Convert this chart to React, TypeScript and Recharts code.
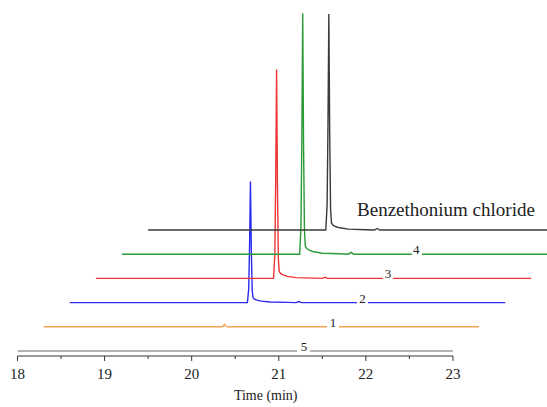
import React from 'react';
import { LineChart, Line, XAxis, YAxis, ReferenceLine, ReferenceDot } from 'recharts';

// retention time grid (min), before each trace is shifted for the stacked view
const times = [18.0, 20.0, 20.04, 20.055, 20.065, 20.075, 20.085, 20.095, 20.105, 20.12, 20.15, 20.2, 20.3, 20.5, 20.6, 20.63, 20.66, 21.0, 23.0];

// detector signal for each run (arbitrary units)
const blank = [0, 0, 0, 0, 0, 0, 0, 0, 0, 0, 0, 0, 0, 0, 0, 0, 0, 0, 0];
const sample1 = [0, 0, 0, 0.3, 1.2, 2.5, 1.2, 0.4, 0.2, 0.1, 0, 0, 0, 0, 0, 0, 0, 0, 0];
const sample2 = [0, 0, 0, 14, 58, 121, 52, 12, 5, 3.5, 2.5, 1.5, 0.6, 0.2, 0, 1, 0, 0, 0];
const sample3 = [0, 0, 0, 24, 100, 209, 92, 20, 7, 5, 3.5, 2, 0.8, 0.3, 0, 1.2, 0, 0, 0];
const sample4 = [0, 0, 0, 28, 116, 241, 106, 24, 8, 6, 4, 2.4, 1, 0.4, 0, 1.8, 0, 0, 0];
const standard = [0, 0, 0, 25, 104, 216, 95, 21, 7, 5, 3.5, 2.2, 0.9, 0.3, 0, 1.5, 0, 0, 0];

const traceLabels = ['5', '1', '2', '3', '4', 'Benzethonium chloride'];
const traceSignals = [blank, sample1, sample2, sample3, sample4, standard];
const traceColors = ['#9c9c9c', '#f5a452', '#2b2bf0', '#ef3434', '#2a9a35', '#3a3a3a'];

// where each trace's name sits (shown time, min) and the cut in the line round it
const labelTimes = [21.289, 21.622, 21.962, 22.253, 22.58, 22.92];
const gapStart = [21.209, 21.553, 21.898, 22.196, 22.529];
const gapEnd = [21.358, 21.691, 22.024, 22.311, 22.644];

const xTicks = [18, 18.5, 19, 19.5, 20, 20.5, 21, 21.5, 22, 22.5, 23];

const SHIFT = 0.3; // min between stacked traces
const BASE = 5;
const STEP = 24.2;
const FONT = 'Liberation Serif';

const traces = traceSignals.map((sig, k) => {
  const base = BASE + STEP * k;
  const pts: { t: number; v: number | null }[] = times.map((t, i) => ({
    t: +(t + SHIFT * k).toFixed(3),
    v: base + sig[i],
  }));
  if (k < gapStart.length) {
    pts.push(
      { t: gapStart[k], v: base },
      { t: (gapStart[k] + gapEnd[k]) / 2, v: null },
      { t: gapEnd[k], v: base }
    );
    pts.sort((a, b) => a.t - b.t);
  }
  return pts;
});

function TimeTick(props: any) {
  const { x, y, payload } = props;
  const major = Number.isInteger(payload.value);
  return (
    <g>
      <line x1={x} x2={x} y1={y} y2={y + (major ? 5 : 3)} stroke="#333" strokeWidth={1} />
      {major && (
        <text x={x} y={y + 23} textAnchor="middle" fill="#222" fontFamily={FONT} fontSize={15}>
          {payload.value}
        </text>
      )}
    </g>
  );
}

export default function App() {
  return (
    <div style={{ position: 'absolute', left: 0, top: 0, background: '#fff' }}>
      <LineChart width={547} height={407} margin={{ top: 0, right: 0, bottom: 0, left: 17.5 }}>
        <XAxis
          dataKey="t"
          type="number"
          domain={[18, 24.08]}
          allowDataOverflow
          ticks={xTicks}
          interval={0}
          axisLine={false}
          tickLine={false}
          tickSize={0}
          tickMargin={0}
          height={51}
          tick={<TimeTick />}
        />
        <YAxis type="number" domain={[0, 356]} hide allowDataOverflow />
        <ReferenceLine
          segment={[{ x: 18, y: 0 }, { x: 23, y: 0 }]}
          stroke="#333"
          strokeWidth={1}
        />
        {traces.map((data, k) => (
          <Line
            key={traceLabels[k]}
            data={data}
            dataKey="v"
            type="linear"
            stroke={traceColors[k]}
            strokeWidth={k === 0 ? 1.6 : 1.4}
            dot={false}
            activeDot={false}
            isAnimationActive={false}
          />
        ))}
        {traceLabels.map((name, k) => (
          <ReferenceDot
            key={'lab' + k}
            x={labelTimes[k]}
            y={BASE + STEP * k}
            r={0}
            fill="none"
            stroke="none"
            label={{
              value: name,
              position: 'top',
              offset: k === 5 ? 14 : 0,
              fill: '#222',
              fontFamily: FONT,
              fontSize: k === 5 ? 19 : 13,
            }}
          />
        ))}
        <ReferenceDot
          x={20.85}
          y={0}
          r={0}
          fill="none"
          stroke="none"
          label={{ value: 'Time (min)', position: 'bottom', offset: 34, fill: '#222', fontFamily: FONT, fontSize: 14 }}
        />
      </LineChart>
    </div>
  );
}
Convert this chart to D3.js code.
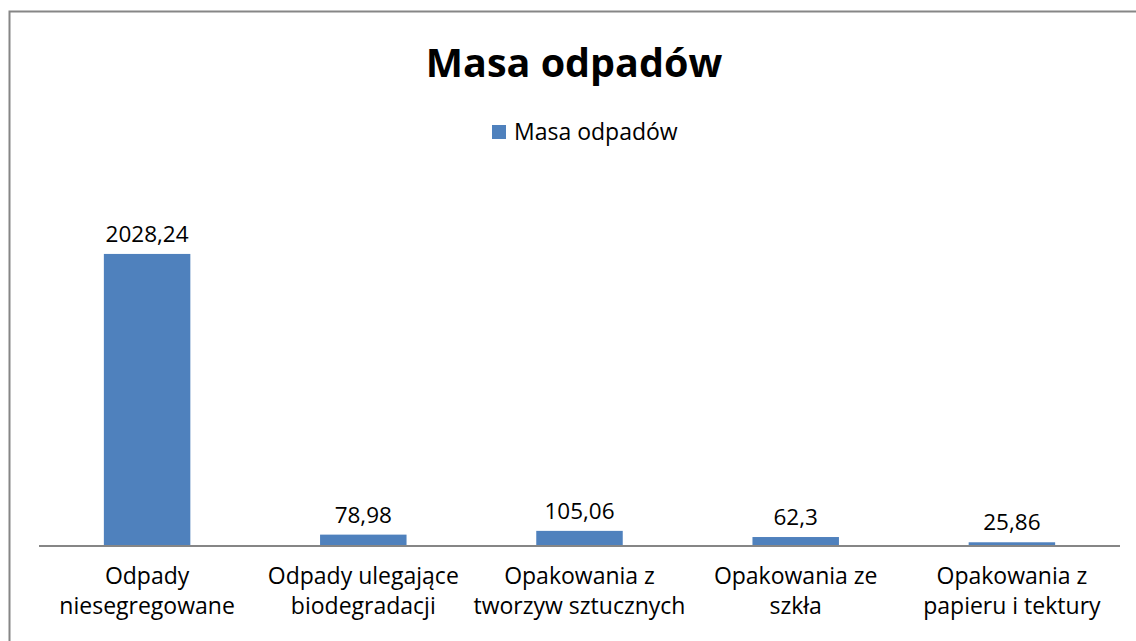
<!DOCTYPE html>
<html>
<head>
<meta charset="utf-8">
<script src="https://cdn.jsdelivr.net/npm/d3@7"></script>
<style>
  body { margin: 0; background: #fff; }
  text { font-family: "Open Sans", "Noto Sans", sans-serif; fill: #000; }
</style>
</head>
<body>
<div id="chart"></div>
<script>
'use strict';
const categories = [
    ["Odpady", "niesegregowane"],
    ["Odpady ulegające", "biodegradacji"],
    ["Opakowania z", "tworzyw sztucznych"],
    ["Opakowania ze", "szkła"],
    ["Opakowania z", "papieru i tektury"]
];
const values = [2028.24, 78.98, 105.06, 62.3, 25.86];
const valueLabels = ["2028,24", "78,98", "105,06", "62,3", "25,86"];
const seriesName = "Masa odpadów";
const chartTitle = "Masa odpadów";

const width = 1136, height = 641;
const barColor = "#4f81bd";
const lineColor = "#868686";

let svg = d3.select("#chart").append("svg")
    .attr("width", width).attr("height", height);

// outer chart frame (runs off the right and bottom edge)
svg.append("rect")
    .attr("x", 9.5).attr("y", 11.5)
    .attr("width", 1140).attr("height", 640)
    .attr("fill", "none").attr("stroke", lineColor).attr("stroke-width", 2);

let keys = categories.map((c, i) => i);
let x = d3.scaleBand().domain(keys).range([39, 1120])
    .paddingInner(0.6).paddingOuter(0.3);
let y = d3.scaleLinear().domain([0, 2500]).range([546, 186]);

// title
svg.append("text")
    .attr("x", 574).attr("y", 77)
    .attr("text-anchor", "middle")
    .style("font-size", "39.5px").style("font-weight", "bold")
    .text(chartTitle);

// legend
let legend = svg.append("g").attr("transform", "translate(492,125)");
legend.append("rect").attr("width", 14).attr("height", 14).attr("fill", barColor);
legend.append("text").attr("x", 22).attr("y", 15)
    .style("font-size", "23px").text(seriesName);

// bars
svg.selectAll("rect.bar").data(values).enter().append("rect")
    .attr("class", "bar")
    .attr("x", (d, i) => x(i))
    .attr("y", d => y(d))
    .attr("width", x.bandwidth())
    .attr("height", d => y(0) - y(d))
    .attr("fill", barColor);

// value labels
svg.selectAll("text.val").data(values).enter().append("text")
    .attr("class", "val")
    .attr("x", (d, i) => x(i) + x.bandwidth() / 2)
    .attr("y", d => y(d) - 12)
    .attr("text-anchor", "middle")
    .style("font-size", "22.5px")
    .text((d, i) => valueLabels[i]);

// category axis
let xAxis = d3.axisBottom(x).tickSize(0).tickFormat("");
let ax = svg.append("g").attr("transform", "translate(0,546)").call(xAxis);
ax.select(".domain").attr("stroke", lineColor).attr("stroke-width", 2)
    .attr("d", "M39,0H1120");

let catLabels = svg.selectAll("text.cat").data(categories).enter().append("text")
    .attr("class", "cat")
    .attr("text-anchor", "middle")
    .style("font-size", "23px");
catLabels.each(function (lines, i) {
    let t = d3.select(this);
    lines.forEach((line, k) => {
        t.append("tspan")
            .attr("x", x(i) + x.bandwidth() / 2)
            .attr("y", 584 + k * 30)
            .text(line);
    });
});
</script>
</body>
</html>
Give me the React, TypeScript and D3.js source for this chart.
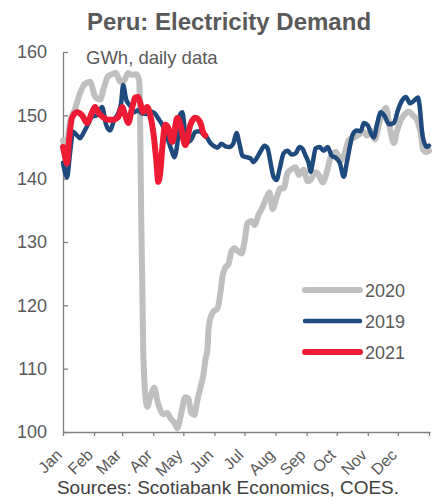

════════════════

**EXERCISE PROMPT**
Drop the images and output only the lines from the one that contains "Convert this chart to D3.js code." to the one that contains "let y = d3.scaleLinear().domain([0, 2500]).range([546, 186]);", both included.

**THE COMPLETED TASK**
Convert this chart to D3.js code.
<!DOCTYPE html>
<html>
<head>
<meta charset="utf-8">
<script src="https://cdn.jsdelivr.net/npm/d3@7"></script>
<style>
  body { margin: 0; background: #fff; }
  text { font-family: "Open Sans", "Noto Sans", sans-serif; fill: #000; }
</style>
</head>
<body>
<div id="chart"></div>
<script>
'use strict';
const categories = [
    ["Odpady", "niesegregowane"],
    ["Odpady ulegające", "biodegradacji"],
    ["Opakowania z", "tworzyw sztucznych"],
    ["Opakowania ze", "szkła"],
    ["Opakowania z", "papieru i tektury"]
];
const values = [2028.24, 78.98, 105.06, 62.3, 25.86];
const valueLabels = ["2028,24", "78,98", "105,06", "62,3", "25,86"];
const seriesName = "Masa odpadów";
const chartTitle = "Masa odpadów";

const width = 1136, height = 641;
const barColor = "#4f81bd";
const lineColor = "#868686";

let svg = d3.select("#chart").append("svg")
    .attr("width", width).attr("height", height);

// outer chart frame (runs off the right and bottom edge)
svg.append("rect")
    .attr("x", 9.5).attr("y", 11.5)
    .attr("width", 1140).attr("height", 640)
    .attr("fill", "none").attr("stroke", lineColor).attr("stroke-width", 2);

let keys = categories.map((c, i) => i);
let x = d3.scaleBand().domain(keys).range([39, 1120])
    .paddingInner(0.6).paddingOuter(0.3);
let y = d3.scaleLinear().domain([0, 2500]).range([546, 186]);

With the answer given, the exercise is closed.